Reproduce, character for character, the lines below from the first through the one with "const sn005First = [206.0, 205.5, 206.5];". Leave pictures out.

===== RECORDED INFORMATION

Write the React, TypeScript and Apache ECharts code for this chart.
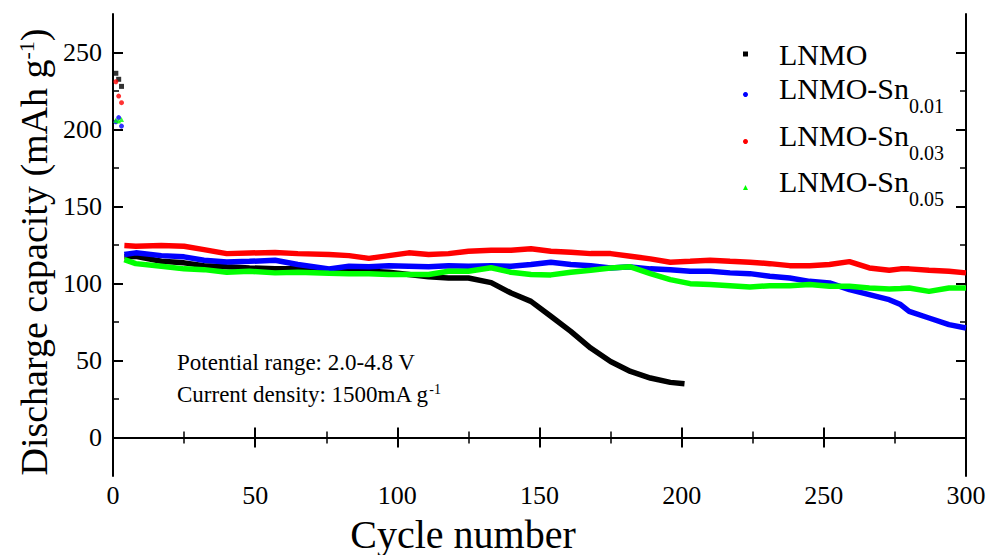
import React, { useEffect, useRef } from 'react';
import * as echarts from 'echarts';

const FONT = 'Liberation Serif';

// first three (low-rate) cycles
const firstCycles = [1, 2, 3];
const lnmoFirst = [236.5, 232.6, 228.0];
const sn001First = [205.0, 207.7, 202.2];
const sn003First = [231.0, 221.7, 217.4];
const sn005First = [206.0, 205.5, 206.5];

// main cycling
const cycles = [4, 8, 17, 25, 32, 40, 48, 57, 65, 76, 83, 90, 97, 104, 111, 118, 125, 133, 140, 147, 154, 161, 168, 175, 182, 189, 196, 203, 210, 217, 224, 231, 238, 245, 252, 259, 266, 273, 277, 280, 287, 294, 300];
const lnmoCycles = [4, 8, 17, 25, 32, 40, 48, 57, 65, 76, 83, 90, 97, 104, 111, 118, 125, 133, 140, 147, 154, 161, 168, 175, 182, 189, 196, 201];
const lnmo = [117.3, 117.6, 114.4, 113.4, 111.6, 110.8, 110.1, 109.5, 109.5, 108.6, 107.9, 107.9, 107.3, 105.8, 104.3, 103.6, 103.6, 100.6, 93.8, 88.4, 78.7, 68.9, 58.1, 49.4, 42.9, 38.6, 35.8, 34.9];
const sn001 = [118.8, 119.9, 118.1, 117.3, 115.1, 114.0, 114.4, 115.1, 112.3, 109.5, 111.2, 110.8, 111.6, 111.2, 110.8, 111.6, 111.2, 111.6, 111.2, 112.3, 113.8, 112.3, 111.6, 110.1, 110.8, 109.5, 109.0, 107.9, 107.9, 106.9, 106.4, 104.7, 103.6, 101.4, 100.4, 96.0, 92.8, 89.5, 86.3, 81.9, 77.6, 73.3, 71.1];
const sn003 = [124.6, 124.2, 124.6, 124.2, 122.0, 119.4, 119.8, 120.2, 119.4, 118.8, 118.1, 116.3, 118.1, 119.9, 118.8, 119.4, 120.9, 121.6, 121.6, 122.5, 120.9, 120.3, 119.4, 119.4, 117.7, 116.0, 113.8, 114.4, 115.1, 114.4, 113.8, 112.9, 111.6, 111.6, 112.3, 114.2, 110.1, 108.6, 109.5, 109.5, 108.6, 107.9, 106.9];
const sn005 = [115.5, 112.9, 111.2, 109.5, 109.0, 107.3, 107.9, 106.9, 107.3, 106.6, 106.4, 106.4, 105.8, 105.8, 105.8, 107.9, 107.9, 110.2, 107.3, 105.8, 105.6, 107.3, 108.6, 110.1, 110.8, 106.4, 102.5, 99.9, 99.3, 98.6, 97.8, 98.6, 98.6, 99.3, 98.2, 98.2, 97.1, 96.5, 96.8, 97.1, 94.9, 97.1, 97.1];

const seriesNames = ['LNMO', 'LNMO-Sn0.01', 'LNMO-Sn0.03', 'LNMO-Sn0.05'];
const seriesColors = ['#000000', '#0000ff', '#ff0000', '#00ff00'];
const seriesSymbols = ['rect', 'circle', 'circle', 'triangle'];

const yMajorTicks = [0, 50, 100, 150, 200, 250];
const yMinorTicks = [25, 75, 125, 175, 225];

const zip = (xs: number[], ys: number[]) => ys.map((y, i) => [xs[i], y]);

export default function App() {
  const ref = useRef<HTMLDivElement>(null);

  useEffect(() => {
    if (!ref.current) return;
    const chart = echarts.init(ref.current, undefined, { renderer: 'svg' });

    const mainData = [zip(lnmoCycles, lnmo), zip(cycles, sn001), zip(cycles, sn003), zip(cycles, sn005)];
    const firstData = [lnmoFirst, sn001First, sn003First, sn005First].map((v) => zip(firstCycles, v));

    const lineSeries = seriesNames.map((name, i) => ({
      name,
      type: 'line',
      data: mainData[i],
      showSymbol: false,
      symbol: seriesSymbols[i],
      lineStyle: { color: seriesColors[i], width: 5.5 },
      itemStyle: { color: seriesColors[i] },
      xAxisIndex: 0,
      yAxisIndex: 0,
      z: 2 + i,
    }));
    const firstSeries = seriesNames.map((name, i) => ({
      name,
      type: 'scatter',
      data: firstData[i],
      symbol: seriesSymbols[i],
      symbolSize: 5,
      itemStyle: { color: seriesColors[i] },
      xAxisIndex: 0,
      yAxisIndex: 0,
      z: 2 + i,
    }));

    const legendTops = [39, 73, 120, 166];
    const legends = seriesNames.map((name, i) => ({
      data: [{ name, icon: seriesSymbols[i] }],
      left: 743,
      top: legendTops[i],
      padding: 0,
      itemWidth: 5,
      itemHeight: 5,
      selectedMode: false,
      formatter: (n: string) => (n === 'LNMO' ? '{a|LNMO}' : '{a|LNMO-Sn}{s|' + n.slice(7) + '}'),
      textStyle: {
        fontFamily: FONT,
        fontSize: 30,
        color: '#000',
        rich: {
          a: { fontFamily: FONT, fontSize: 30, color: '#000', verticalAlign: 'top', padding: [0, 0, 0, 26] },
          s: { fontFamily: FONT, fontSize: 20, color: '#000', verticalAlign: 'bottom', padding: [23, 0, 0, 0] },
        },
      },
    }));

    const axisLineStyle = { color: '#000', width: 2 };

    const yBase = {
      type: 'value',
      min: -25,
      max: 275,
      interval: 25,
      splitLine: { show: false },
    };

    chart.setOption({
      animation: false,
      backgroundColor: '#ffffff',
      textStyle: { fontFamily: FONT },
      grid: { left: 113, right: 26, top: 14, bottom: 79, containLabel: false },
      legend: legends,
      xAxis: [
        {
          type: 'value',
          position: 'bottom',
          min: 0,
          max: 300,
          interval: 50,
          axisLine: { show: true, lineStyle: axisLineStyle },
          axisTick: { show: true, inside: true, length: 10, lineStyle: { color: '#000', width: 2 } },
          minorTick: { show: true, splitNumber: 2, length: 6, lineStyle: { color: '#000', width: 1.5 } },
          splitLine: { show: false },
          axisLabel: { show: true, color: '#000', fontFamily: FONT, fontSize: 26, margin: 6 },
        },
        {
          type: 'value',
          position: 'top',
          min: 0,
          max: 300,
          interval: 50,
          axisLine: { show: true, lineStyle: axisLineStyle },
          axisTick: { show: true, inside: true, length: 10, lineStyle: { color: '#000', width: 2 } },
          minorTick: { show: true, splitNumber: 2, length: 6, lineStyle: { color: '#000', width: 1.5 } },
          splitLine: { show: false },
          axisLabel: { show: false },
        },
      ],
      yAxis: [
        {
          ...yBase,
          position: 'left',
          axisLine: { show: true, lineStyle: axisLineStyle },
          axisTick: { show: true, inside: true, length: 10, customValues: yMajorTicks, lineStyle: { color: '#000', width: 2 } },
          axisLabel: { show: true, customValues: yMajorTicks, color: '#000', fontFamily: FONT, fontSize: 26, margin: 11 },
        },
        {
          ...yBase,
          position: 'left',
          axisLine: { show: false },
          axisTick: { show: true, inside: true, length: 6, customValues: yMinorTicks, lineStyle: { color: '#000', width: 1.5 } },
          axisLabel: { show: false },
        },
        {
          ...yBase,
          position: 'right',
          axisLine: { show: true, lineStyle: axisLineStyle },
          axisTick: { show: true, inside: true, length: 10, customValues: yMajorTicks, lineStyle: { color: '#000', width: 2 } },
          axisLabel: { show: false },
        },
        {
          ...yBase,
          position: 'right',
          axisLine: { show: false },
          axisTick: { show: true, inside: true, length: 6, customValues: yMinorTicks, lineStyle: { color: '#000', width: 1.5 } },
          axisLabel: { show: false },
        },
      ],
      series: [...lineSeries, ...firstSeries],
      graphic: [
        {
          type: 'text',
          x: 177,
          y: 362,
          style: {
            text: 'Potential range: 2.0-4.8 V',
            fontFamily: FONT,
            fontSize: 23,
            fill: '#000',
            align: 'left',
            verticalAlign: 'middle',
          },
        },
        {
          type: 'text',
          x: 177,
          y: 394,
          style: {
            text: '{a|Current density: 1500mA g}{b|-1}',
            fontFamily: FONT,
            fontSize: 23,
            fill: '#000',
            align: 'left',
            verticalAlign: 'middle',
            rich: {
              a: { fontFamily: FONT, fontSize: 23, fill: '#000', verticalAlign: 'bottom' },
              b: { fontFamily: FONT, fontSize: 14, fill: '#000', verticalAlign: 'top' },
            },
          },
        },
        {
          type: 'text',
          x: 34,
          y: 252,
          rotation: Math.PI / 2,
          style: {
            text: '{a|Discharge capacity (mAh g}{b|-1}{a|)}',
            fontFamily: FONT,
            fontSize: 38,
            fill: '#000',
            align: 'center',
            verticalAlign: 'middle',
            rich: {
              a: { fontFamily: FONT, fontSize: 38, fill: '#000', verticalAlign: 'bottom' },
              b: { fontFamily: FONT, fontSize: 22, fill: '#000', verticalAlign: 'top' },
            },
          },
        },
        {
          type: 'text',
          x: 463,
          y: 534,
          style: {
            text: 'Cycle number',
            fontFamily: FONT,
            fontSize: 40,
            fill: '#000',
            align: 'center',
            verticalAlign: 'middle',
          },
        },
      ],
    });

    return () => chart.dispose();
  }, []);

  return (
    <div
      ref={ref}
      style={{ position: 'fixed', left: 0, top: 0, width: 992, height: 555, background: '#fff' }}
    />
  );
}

==========

WRITTEN ANSWER —
Write the React, TypeScript and Apache ECharts code for this chart.
import React, { useEffect, useRef } from 'react';
import * as echarts from 'echarts';

const FONT = 'Liberation Serif';

// first three (low-rate) cycles
const firstCycles = [1, 2, 3];
const lnmoFirst = [236.5, 232.6, 228.0];
const sn001First = [205.0, 207.7, 202.2];
const sn003First = [231.0, 221.7, 217.4];
const sn005First = [206.0, 205.5, 206.5];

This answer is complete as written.